* OBJECTIVE *
Faithfully return all lines, omitting every embedded picture.
** begin **
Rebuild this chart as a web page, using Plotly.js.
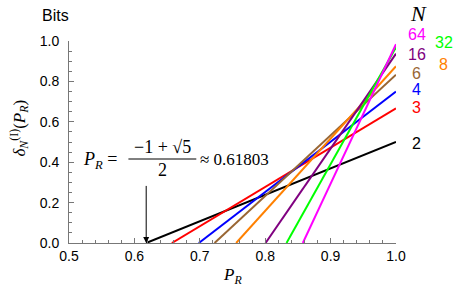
<!DOCTYPE html>
<html><head><meta charset="utf-8">
<script src="https://cdn.plot.ly/plotly-3.0.1.min.js"></script>
<style>body{margin:0;padding:0;background:#fff}#chart{width:458px;height:286px}</style>
</head><body><div id="chart"></div>
<script>
// Data
const seriesN = ['2', '3', '4', '6', '8', '16', '32', '64'];
const xIntercept = [0.61803, 0.6573, 0.6985, 0.7225, 0.7556, 0.8005, 0.8326, 0.8575];
const xEnd = [1, 1, 1, 1, 1, 1, 1, 1];
const yEnd = [0.5, 0.6667, 0.75, 0.8333, 0.875, 0.9375, 0.9688, 0.9844];
const colors = ['#000000', '#ff0000', '#0000ff', '#996633', '#ff8000', '#800080', '#00ff00', '#ff00ff'];
const xTickVals = [0.5, 0.6, 0.7, 0.8, 0.9, 1.0];
const xTickText = ['0.5', '0.6', '0.7', '0.8', '0.9', '1.0'];
const yTickVals = [0.0, 0.2, 0.4, 0.6, 0.8, 1.0];
const yTickText = ['0.0', '0.2', '0.4', '0.6', '0.8', '1.0'];
const goldenPR = 0.61803;

const W = 458, H = 286, L = 68.5, R = 62, T = 41, B = 43;
const pw = W - L - R, ph = H - T - B;
const px = v => (v - L) / pw;
const py = v => (H - B - v) / ph;

const traces = seriesN.map((n, i) => ({
  type: 'scatter', mode: 'lines',
  x: [xIntercept[i], xEnd[i]], y: [0, yEnd[i]],
  line: {color: colors[i], width: 2}, name: 'N=' + n, hoverinfo: 'skip'
}));

const sans = 'Liberation Sans, Arial, sans-serif';
const serif = 'Liberation Serif, Times New Roman, serif';

// right-side N labels: position (pixel) per series
const labelPos = {'64': [417, 35], '32': [444, 42], '16': [417, 55], '8': [444, 64],
  '6': [417, 73], '4': [417, 89], '3': [417, 108], '2': [417, 143]};

const annotations = [];
seriesN.forEach((n, i) => {
  const p = labelPos[n];
  annotations.push({xref: 'paper', yref: 'paper', x: px(p[0]), y: py(p[1]), text: n, showarrow: false,
    xanchor: 'center', yanchor: 'middle', font: {family: sans, size: 16, color: colors[i]}});
});
annotations.push({xref: 'paper', yref: 'paper', x: px(419), y: py(13), text: '<i>N</i>', showarrow: false,
  xanchor: 'center', yanchor: 'middle', font: {family: serif, size: 22, color: '#000'}});
annotations.push({xref: 'paper', yref: 'paper', x: px(55), y: py(16), text: 'Bits', showarrow: false,
  xanchor: 'center', yanchor: 'middle', font: {family: sans, size: 16, color: '#000'}});
// y title
annotations.push({xref: 'paper', yref: 'paper', x: px(18), y: py(128), textangle: -90,
  text: '<i>δ</i><sub><i>N</i></sub><sup>(I)</sup>(<i>P</i><sub><i>R</i></sub>)', showarrow: false,
  xanchor: 'center', yanchor: 'middle', font: {family: serif, size: 17, color: '#000'}});
// x title
annotations.push({xref: 'paper', yref: 'paper', x: px(232), y: py(276),
  text: '<i>P</i><sub><i>R</i></sub>', showarrow: false,
  xanchor: 'center', yanchor: 'middle', font: {family: serif, size: 17, color: '#000'}});
// formula annotation
annotations.push({xref: 'paper', yref: 'paper', x: px(81), y: py(160),
  text: '<i>P</i><sub><i>R</i></sub> =', showarrow: false,
  xanchor: 'left', yanchor: 'middle', font: {family: serif, size: 18, color: '#000'}});
annotations.push({xref: 'paper', yref: 'paper', x: px(162), y: py(147),
  text: '−1 + √5', showarrow: false,
  xanchor: 'center', yanchor: 'middle', font: {family: serif, size: 18, color: '#000'}});
annotations.push({xref: 'paper', yref: 'paper', x: px(162), y: py(170),
  text: '2', showarrow: false,
  xanchor: 'center', yanchor: 'middle', font: {family: serif, size: 18, color: '#000'}});
annotations.push({xref: 'paper', yref: 'paper', x: px(198), y: py(159),
  text: '≈ 0.61803', showarrow: false,
  xanchor: 'left', yanchor: 'middle', font: {family: serif, size: 17, color: '#000'}});
// arrow to golden ratio point
annotations.push({xref: 'x', yref: 'y', x: goldenPR, y: 0, ax: goldenPR, ay: 0.29,
  axref: 'x', ayref: 'y', text: '', showarrow: true, arrowhead: 2, arrowsize: 1.2,
  arrowwidth: 1, arrowcolor: '#000'});

const layout = {
  width: W, height: H,
  margin: {l: L, r: R, t: T, b: B, pad: 0},
  paper_bgcolor: '#fff', plot_bgcolor: '#fff',
  showlegend: false,
  xaxis: {range: [0.5, 1.0], tickvals: xTickVals, ticktext: xTickText, showgrid: false, zeroline: false,
    showline: true, linecolor: '#777', linewidth: 1, ticks: 'inside', ticklen: 5, tickcolor: '#777',
    tickfont: {family: sans, size: 14, color: '#000'},
    minor: {dtick: 0.02, tick0: 0.5, ticks: 'inside', ticklen: 3, tickcolor: '#777', showgrid: false}},
  yaxis: {range: [0, 1.0], tickvals: yTickVals, ticktext: yTickText, showgrid: false, zeroline: false,
    showline: true, linecolor: '#777', linewidth: 1, ticks: 'inside', ticklen: 5, tickcolor: '#777',
    tickfont: {family: sans, size: 14, color: '#000'}, ticklabelstandoff: 6,
    minor: {dtick: 0.05, tick0: 0, ticks: 'inside', ticklen: 3, tickcolor: '#777', showgrid: false}},
  annotations: annotations,
  shapes: [{type: 'line', xref: 'paper', yref: 'paper', x0: px(128), x1: px(196), y0: py(159), y1: py(159),
    line: {color: '#000', width: 1}}]
};

Plotly.newPlot('chart', traces, layout, {staticPlot: true, displayModeBar: false});
</script></body></html>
** end **
* TASK RESULT *
Rebuild this chart as a web page, using Plotly.js.
<!DOCTYPE html>
<html><head><meta charset="utf-8">
<script src="https://cdn.plot.ly/plotly-3.0.1.min.js"></script>
<style>body{margin:0;padding:0;background:#fff}#chart{width:458px;height:286px}</style>
</head><body><div id="chart"></div>
<script>
// Data
const seriesN = ['2', '3', '4', '6', '8', '16', '32', '64'];
const xIntercept = [0.61803, 0.6573, 0.6985, 0.7225, 0.7556, 0.8005, 0.8326, 0.8575];
const xEnd = [1, 1, 1, 1, 1, 1, 1, 1];
const yEnd = [0.5, 0.6667, 0.75, 0.8333, 0.875, 0.9375, 0.9688, 0.9844];
const colors = ['#000000', '#ff0000', '#0000ff', '#996633', '#ff8000', '#800080', '#00ff00', '#ff00ff'];
const xTickVals = [0.5, 0.6, 0.7, 0.8, 0.9, 1.0];
const xTickText = ['0.5', '0.6', '0.7', '0.8', '0.9', '1.0'];
const yTickVals = [0.0, 0.2, 0.4, 0.6, 0.8, 1.0];
const yTickText = ['0.0', '0.2', '0.4', '0.6', '0.8', '1.0'];
const goldenPR = 0.61803;

const W = 458, H = 286, L = 68.5, R = 62, T = 41, B = 43;
const pw = W - L - R, ph = H - T - B;
const px = v => (v - L) / pw;
const py = v => (H - B - v) / ph;

const traces = seriesN.map((n, i) => ({
  type: 'scatter', mode: 'lines',
  x: [xIntercept[i], xEnd[i]], y: [0, yEnd[i]],
  line: {color: colors[i], width: 2}, name: 'N=' + n, hoverinfo: 'skip'
}));

const sans = 'Liberation Sans, Arial, sans-serif';
const serif = 'Liberation Serif, Times New Roman, serif';

// right-side N labels: position (pixel) per series
const labelPos = {'64': [417, 35], '32': [444, 42], '16': [417, 55], '8': [444, 64],
  '6': [417, 73], '4': [417, 89], '3': [417, 108], '2': [417, 143]};

const annotations = [];
seriesN.forEach((n, i) => {
  const p = labelPos[n];
  annotations.push({xref: 'paper', yref: 'paper', x: px(p[0]), y: py(p[1]), text: n, showarrow: false,
    xanchor: 'center', yanchor: 'middle', font: {family: sans, size: 16, color: colors[i]}});
});
annotations.push({xref: 'paper', yref: 'paper', x: px(419), y: py(13), text: '<i>N</i>', showarrow: false,
  xanchor: 'center', yanchor: 'middle', font: {family: serif, size: 22, color: '#000'}});
annotations.push({xref: 'paper', yref: 'paper', x: px(55), y: py(16), text: 'Bits', showarrow: false,
  xanchor: 'center', yanchor: 'middle', font: {family: sans, size: 16, color: '#000'}});
// y title
annotations.push({xref: 'paper', yref: 'paper', x: px(18), y: py(128), textangle: -90,
  text: '<i>δ</i><sub><i>N</i></sub><sup>(I)</sup>(<i>P</i><sub><i>R</i></sub>)', showarrow: false,
  xanchor: 'center', yanchor: 'middle', font: {family: serif, size: 17, color: '#000'}});
// x title
annotations.push({xref: 'paper', yref: 'paper', x: px(232), y: py(276),
  text: '<i>P</i><sub><i>R</i></sub>', showarrow: false,
  xanchor: 'center', yanchor: 'middle', font: {family: serif, size: 17, color: '#000'}});
// formula annotation
annotations.push({xref: 'paper', yref: 'paper', x: px(81), y: py(160),
  text: '<i>P</i><sub><i>R</i></sub> =', showarrow: false,
  xanchor: 'left', yanchor: 'middle', font: {family: serif, size: 18, color: '#000'}});
annotations.push({xref: 'paper', yref: 'paper', x: px(162), y: py(147),
  text: '−1 + √5', showarrow: false,
  xanchor: 'center', yanchor: 'middle', font: {family: serif, size: 18, color: '#000'}});
annotations.push({xref: 'paper', yref: 'paper', x: px(162), y: py(170),
  text: '2', showarrow: false,
  xanchor: 'center', yanchor: 'middle', font: {family: serif, size: 18, color: '#000'}});
annotations.push({xref: 'paper', yref: 'paper', x: px(198), y: py(159),
  text: '≈ 0.61803', showarrow: false,
  xanchor: 'left', yanchor: 'middle', font: {family: serif, size: 17, color: '#000'}});
// arrow to golden ratio point
annotations.push({xref: 'x', yref: 'y', x: goldenPR, y: 0, ax: goldenPR, ay: 0.29,
  axref: 'x', ayref: 'y', text: '', showarrow: true, arrowhead: 2, arrowsize: 1.2,
  arrowwidth: 1, arrowcolor: '#000'});

const layout = {
  width: W, height: H,
  margin: {l: L, r: R, t: T, b: B, pad: 0},
  paper_bgcolor: '#fff', plot_bgcolor: '#fff',
  showlegend: false,
  xaxis: {range: [0.5, 1.0], tickvals: xTickVals, ticktext: xTickText, showgrid: false, zeroline: false,
    showline: true, linecolor: '#777', linewidth: 1, ticks: 'inside', ticklen: 5, tickcolor: '#777',
    tickfont: {family: sans, size: 14, color: '#000'},
    minor: {dtick: 0.02, tick0: 0.5, ticks: 'inside', ticklen: 3, tickcolor: '#777', showgrid: false}},
  yaxis: {range: [0, 1.0], tickvals: yTickVals, ticktext: yTickText, showgrid: false, zeroline: false,
    showline: true, linecolor: '#777', linewidth: 1, ticks: 'inside', ticklen: 5, tickcolor: '#777',
    tickfont: {family: sans, size: 14, color: '#000'}, ticklabelstandoff: 6,
    minor: {dtick: 0.05, tick0: 0, ticks: 'inside', ticklen: 3, tickcolor: '#777', showgrid: false}},
  annotations: annotations,
  shapes: [{type: 'line', xref: 'paper', yref: 'paper', x0: px(128), x1: px(196), y0: py(159), y1: py(159),
    line: {color: '#000', width: 1}}]
};

Plotly.newPlot('chart', traces, layout, {staticPlot: true, displayModeBar: false});
</script></body></html>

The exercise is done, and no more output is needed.